§ **Task objective**:
Leave out the pictures and transcribe everything else exactly.

###

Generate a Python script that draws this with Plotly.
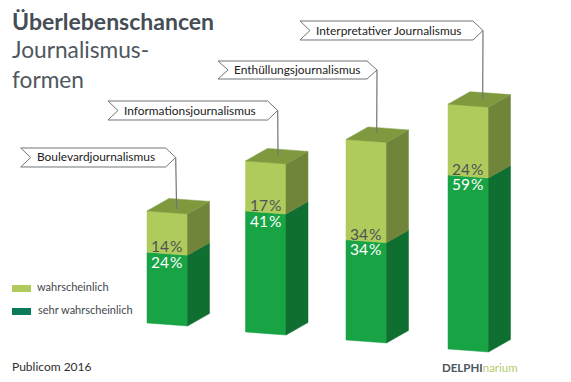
import plotly.graph_objects as go

W, H = 571, 382
categories = ["Boulevardjournalismus", "Informationsjournalismus", "Enthüllungsjournalismus", "Interpretativer Journalismus"]
sehr_wahrscheinlich = [24, 41, 34, 59]
wahrscheinlich = [14, 17, 34, 24]
title = "Überlebenschancen"
subtitle = ["Journalismus-", "formen"]
legend_names = ["wahrscheinlich", "sehr wahrscheinlich"]
source = "Publicom 2016"

PX = 2.95          # pixels per percentage point
Y0 = 349           # pixel row of value 0
left = [147, 245.5, 346, 448]
lift = [26, 17, 9, 0]
bw, dx, dy, slant = 40.5, 22, 12.5, 3
u = lambda px: px / PX
ymax, ymin = Y0 / PX, -(H - Y0) / PX
px_x = lambda x: x / W
px_y = lambda y: 1 - y / H

GREEN, GREEN_S = "#18A344", "#0F6F30"
LIME, LIME_S, LIME_T = "#AFCB5B", "#70853A", "#7F9A3E"
TXT = "#4A5259"

fig = go.Figure()


def poly(xs, ys, color):
    fig.add_trace(go.Scatter(x=xs + xs[:1], y=ys + ys[:1], mode="lines", fill="toself", fillcolor=color,
                             line=dict(color=color, width=0.5), hoverinfo="skip", showlegend=False))


for i, cat in enumerate(categories):
    x0, x1 = left[i], left[i] + bw
    b = u(lift[i])
    m = b + sehr_wahrscheinlich[i]
    t = m + wahrscheinlich[i]
    s, d = u(slant), u(dy)
    poly([x0, x1, x1, x0], [b, b - s, m - s, m], GREEN)
    poly([x0, x1, x1, x0], [m, m - s, t - s, t], LIME)
    poly([x1, x1 + dx, x1 + dx, x1], [b - s, b - s + d, m - s + d, m - s], GREEN_S)
    poly([x1, x1 + dx, x1 + dx, x1], [m - s, m - s + d, t - s + d, t - s], LIME_S)
    poly([x0, x1, x1 + dx, x0 + dx], [t, t - s, t - s + d, t + d], LIME_T)

ann = []


def text(x, y, s, size, color=TXT, anchor="left", font="Lato", xref="paper", yref="paper", yshift=0):
    ann.append(dict(x=x, y=y, xref=xref, yref=yref, text=s, showarrow=False, xanchor=anchor, yanchor="middle",
                    yshift=yshift, xshift=-2 if anchor == "left" else 0,
                    font=dict(family=font, size=size, color=color)))


HAIR = "\u200a"
for i in range(4):
    cx = left[i] + 19.5
    m = u(lift[i]) + sehr_wahrscheinlich[i]
    text(cx, m, f"{wahrscheinlich[i]}{HAIR}%", 15.5, "#4D5357", "center", xref="x", yref="y", yshift=6)
    text(cx, m, f"{sehr_wahrscheinlich[i]}{HAIR}%", 15.5, "#FFFFFF", "center", xref="x", yref="y", yshift=-9.5)

shapes = []
# callouts: left, right tip, top, bottom, leader end
callouts = [(20.7, 175.7, 148, 167, 176.6, 209), (108, 277.7, 101, 120, 278, 155),
            (218, 377, 61, 79, 376.7, 133), (300, 483, 21, 40, 482.7, 99)]
LINE = "#6F7579"
for (l, r, tp, bt, ex, ey), cat in zip(callouts, categories):
    mid = (tp + bt) / 2
    pts = [(l, tp), (r - 10, tp), (r, mid), (r - 10, bt), (l, bt), (l + 10, mid)]
    path = "M" + " L".join(f"{px_x(a):.5f},{px_y(c):.5f}" for a, c in pts) + " Z"
    shapes.append(dict(type="path", path=path, xref="paper", yref="paper", fillcolor="white",
                       line=dict(color=LINE, width=1)))
    shapes.append(dict(type="line", x0=px_x(r), y0=px_y(mid), x1=px_x(ex), y1=px_y(ey), xref="paper", yref="paper",
                       line=dict(color=LINE, width=1.2)))
    text(px_x(l + 16), px_y(mid - 0.5), cat, 11.9, "#222222")

text(px_x(12), px_y(21), f"<b>{title}</b>", 23, "#454D55")
text(px_x(12), px_y(50), subtitle[0], 22.7, "#4F575E")
text(px_x(12), px_y(79), subtitle[1], 22.7, "#4F575E")

# legend
for (yy, col, nm, tx) in [(288.5, LIME, legend_names[0], 37), (311.5, "#0A7A58", legend_names[1], 38)]:
    shapes.append(dict(type="rect", xref="paper", yref="paper", x0=px_x(12), x1=px_x(31), y0=px_y(yy - 3.5), y1=px_y(yy + 3.5),
                       fillcolor=col, line=dict(width=0)))
    text(px_x(tx), px_y(yy - 2), nm, 11, "#3F474E")

text(px_x(12), px_y(366), source, 12, "#2E2E2E")
text(px_x(442), px_y(367), "<b>DELPHI</b><span style='color:#B5CC6E'>narium</span>", 11.5, "#4D5560")

fig.update_layout(
    width=W, height=H, autosize=False, margin=dict(l=0, r=0, t=0, b=0), paper_bgcolor="white", plot_bgcolor="white",
    xaxis=dict(range=[0, W], visible=False, fixedrange=True),
    yaxis=dict(range=[ymin, ymax], visible=False, fixedrange=True),
    annotations=ann, shapes=shapes, showlegend=False, hovermode=False,
)
fig.write_html("out.html", config=dict(displayModeBar=False, responsive=False),
               post_script="document.body.style.margin='0';document.body.style.overflow='hidden';")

###

§ **Finished task**:
Generate a Python script that draws this with Plotly.
import plotly.graph_objects as go

W, H = 571, 382
categories = ["Boulevardjournalismus", "Informationsjournalismus", "Enthüllungsjournalismus", "Interpretativer Journalismus"]
sehr_wahrscheinlich = [24, 41, 34, 59]
wahrscheinlich = [14, 17, 34, 24]
title = "Überlebenschancen"
subtitle = ["Journalismus-", "formen"]
legend_names = ["wahrscheinlich", "sehr wahrscheinlich"]
source = "Publicom 2016"

PX = 2.95          # pixels per percentage point
Y0 = 349           # pixel row of value 0
left = [147, 245.5, 346, 448]
lift = [26, 17, 9, 0]
bw, dx, dy, slant = 40.5, 22, 12.5, 3
u = lambda px: px / PX
ymax, ymin = Y0 / PX, -(H - Y0) / PX
px_x = lambda x: x / W
px_y = lambda y: 1 - y / H

GREEN, GREEN_S = "#18A344", "#0F6F30"
LIME, LIME_S, LIME_T = "#AFCB5B", "#70853A", "#7F9A3E"
TXT = "#4A5259"

fig = go.Figure()


def poly(xs, ys, color):
    fig.add_trace(go.Scatter(x=xs + xs[:1], y=ys + ys[:1], mode="lines", fill="toself", fillcolor=color,
                             line=dict(color=color, width=0.5), hoverinfo="skip", showlegend=False))


for i, cat in enumerate(categories):
    x0, x1 = left[i], left[i] + bw
    b = u(lift[i])
    m = b + sehr_wahrscheinlich[i]
    t = m + wahrscheinlich[i]
    s, d = u(slant), u(dy)
    poly([x0, x1, x1, x0], [b, b - s, m - s, m], GREEN)
    poly([x0, x1, x1, x0], [m, m - s, t - s, t], LIME)
    poly([x1, x1 + dx, x1 + dx, x1], [b - s, b - s + d, m - s + d, m - s], GREEN_S)
    poly([x1, x1 + dx, x1 + dx, x1], [m - s, m - s + d, t - s + d, t - s], LIME_S)
    poly([x0, x1, x1 + dx, x0 + dx], [t, t - s, t - s + d, t + d], LIME_T)

ann = []


def text(x, y, s, size, color=TXT, anchor="left", font="Lato", xref="paper", yref="paper", yshift=0):
    ann.append(dict(x=x, y=y, xref=xref, yref=yref, text=s, showarrow=False, xanchor=anchor, yanchor="middle",
                    yshift=yshift, xshift=-2 if anchor == "left" else 0,
                    font=dict(family=font, size=size, color=color)))


HAIR = "\u200a"
for i in range(4):
    cx = left[i] + 19.5
    m = u(lift[i]) + sehr_wahrscheinlich[i]
    text(cx, m, f"{wahrscheinlich[i]}{HAIR}%", 15.5, "#4D5357", "center", xref="x", yref="y", yshift=6)
    text(cx, m, f"{sehr_wahrscheinlich[i]}{HAIR}%", 15.5, "#FFFFFF", "center", xref="x", yref="y", yshift=-9.5)

shapes = []
# callouts: left, right tip, top, bottom, leader end
callouts = [(20.7, 175.7, 148, 167, 176.6, 209), (108, 277.7, 101, 120, 278, 155),
            (218, 377, 61, 79, 376.7, 133), (300, 483, 21, 40, 482.7, 99)]
LINE = "#6F7579"
for (l, r, tp, bt, ex, ey), cat in zip(callouts, categories):
    mid = (tp + bt) / 2
    pts = [(l, tp), (r - 10, tp), (r, mid), (r - 10, bt), (l, bt), (l + 10, mid)]
    path = "M" + " L".join(f"{px_x(a):.5f},{px_y(c):.5f}" for a, c in pts) + " Z"
    shapes.append(dict(type="path", path=path, xref="paper", yref="paper", fillcolor="white",
                       line=dict(color=LINE, width=1)))
    shapes.append(dict(type="line", x0=px_x(r), y0=px_y(mid), x1=px_x(ex), y1=px_y(ey), xref="paper", yref="paper",
                       line=dict(color=LINE, width=1.2)))
    text(px_x(l + 16), px_y(mid - 0.5), cat, 11.9, "#222222")

text(px_x(12), px_y(21), f"<b>{title}</b>", 23, "#454D55")
text(px_x(12), px_y(50), subtitle[0], 22.7, "#4F575E")
text(px_x(12), px_y(79), subtitle[1], 22.7, "#4F575E")

# legend
for (yy, col, nm, tx) in [(288.5, LIME, legend_names[0], 37), (311.5, "#0A7A58", legend_names[1], 38)]:
    shapes.append(dict(type="rect", xref="paper", yref="paper", x0=px_x(12), x1=px_x(31), y0=px_y(yy - 3.5), y1=px_y(yy + 3.5),
                       fillcolor=col, line=dict(width=0)))
    text(px_x(tx), px_y(yy - 2), nm, 11, "#3F474E")

text(px_x(12), px_y(366), source, 12, "#2E2E2E")
text(px_x(442), px_y(367), "<b>DELPHI</b><span style='color:#B5CC6E'>narium</span>", 11.5, "#4D5560")

fig.update_layout(
    width=W, height=H, autosize=False, margin=dict(l=0, r=0, t=0, b=0), paper_bgcolor="white", plot_bgcolor="white",
    xaxis=dict(range=[0, W], visible=False, fixedrange=True),
    yaxis=dict(range=[ymin, ymax], visible=False, fixedrange=True),
    annotations=ann, shapes=shapes, showlegend=False, hovermode=False,
)
fig.write_html("out.html", config=dict(displayModeBar=False, responsive=False),
               post_script="document.body.style.margin='0';document.body.style.overflow='hidden';")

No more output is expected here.